Sales of “ghost” guns started to rise substantially around 2016, as people began buying kits to recreate firearms based on the extremely popular Glock 9mm semi-automatic pistol platform.
Is a Ghost Gun Legal?
The Gun Control Act of 1968 says building a firearm for personal use without a license or paperwork is perfectly legal. The ATF also says 80 percent lowers are legal and are not considered firearms.
You’re not subject to the same rules and restrictions when buying, shipping, owning, or building an 80 percent lower or another type of receiver blank.
What are the Benefits of Purchasing an 80 Percent Lower?
- No background check is required
- It ships directly to your front door
- No need to “register” an 80 percent lower
- It does not require a serial number (kits are available with serial numbers)
- Compatible with retail Glock and AR parts when complete
- No FFL/serialization is required under federal law (state laws vary)
These same rules apply to all receiver blanks, frame blanks, and build kits from a variety of companies.
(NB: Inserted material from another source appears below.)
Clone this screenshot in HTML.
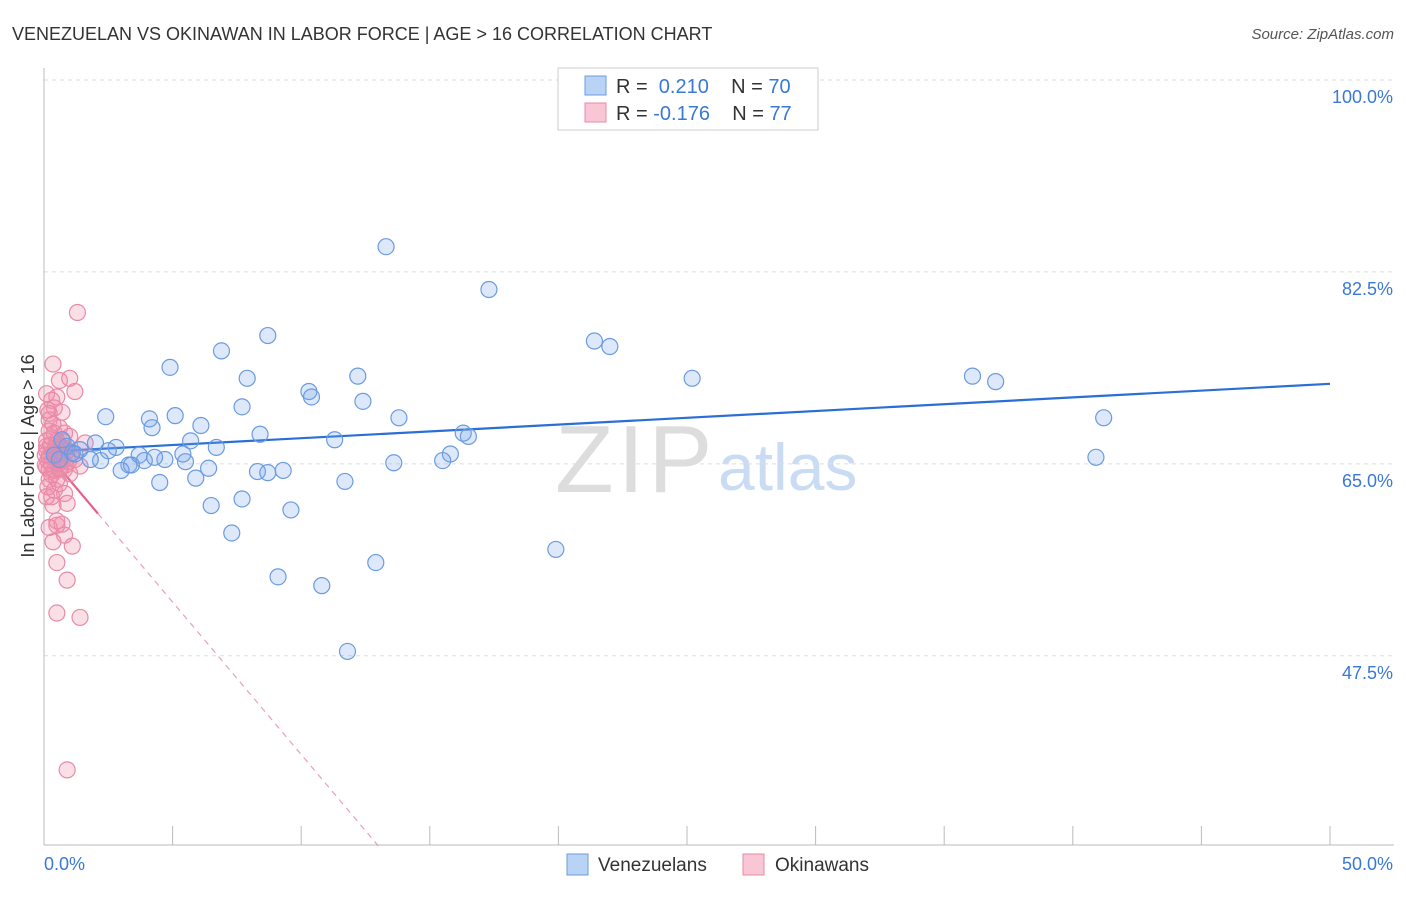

And it is for these reasons that ghost guns (80 percent lowers) have become so popular. It’s another way for American citizens to exercise their God-given and Second Amendment rights to “keep and bear arms” without the infringement of anti-gun politicians, policies, and unconstitutional laws.
Are Ghost Guns Responsible for Gun Violence?
President Biden, other anti-gun politicians, and the mainstream media want you to believe that numerous gun-related crimes and murders are committed with ghost guns because they’re easy to access, relatively inexpensive, and don’t require a serial number or background check.
Some mass shootings have been linked to ghost guns, like the 2019 shooting at a high school in California, where a 16-year-old killed two students. A ghost gun was also linked to a 2017 rampage in which a gunman killed his wife and four others in Northern California.
According to the ATF, law enforcement recovered about 10,000 ghost guns in 2019 and those numbers increased in 2020. In Philadelphia, for instance, 250 ghost guns were recovered in 2020, up from 99 in 2019. In Baltimore, 126 ghost guns were recovered last year, up from 29 in 2019.
But analysts said that ghost guns were not disproportionately linked to mass shootings. The current area of concern is supposedly day-to-day gun violence in cities across the country. Ironically, these are also the cities with the strictest gun laws and are predominantly run by anti-gun Democrats.
In reality, it’s not ghost guns that are primarily responsible for gun violence. As previously posted in the article “Gun Violence is Not a Public Health Crisis – Part 2,” handguns make up more than 60 percent of firearm-related deaths including suicides, which also account for 55-65 percent of all gun deaths. Although some of the firearms seized by law enforcement may be ghost guns, they are an extremely small percentage of the more than 393 million guns owned by Americans.
Remember, The Gun Control Act of 1968 says building a firearm for personal use without a license or paperwork is legal. The ATF also says 80 percent lowers are legal and are not considered firearms.
So why is the Biden administration targeting ghost guns? Big Daddy Unlimited believes it’s because the ultimate goal is to enact unconstitutional universal background checks in order to lead to a gun registry. This gives the government the ability to track every law-abiding citizen’s guns. Again, what part of “shall not be infringed” is not understood? Any and all infringements are unconstitutional and unacceptable.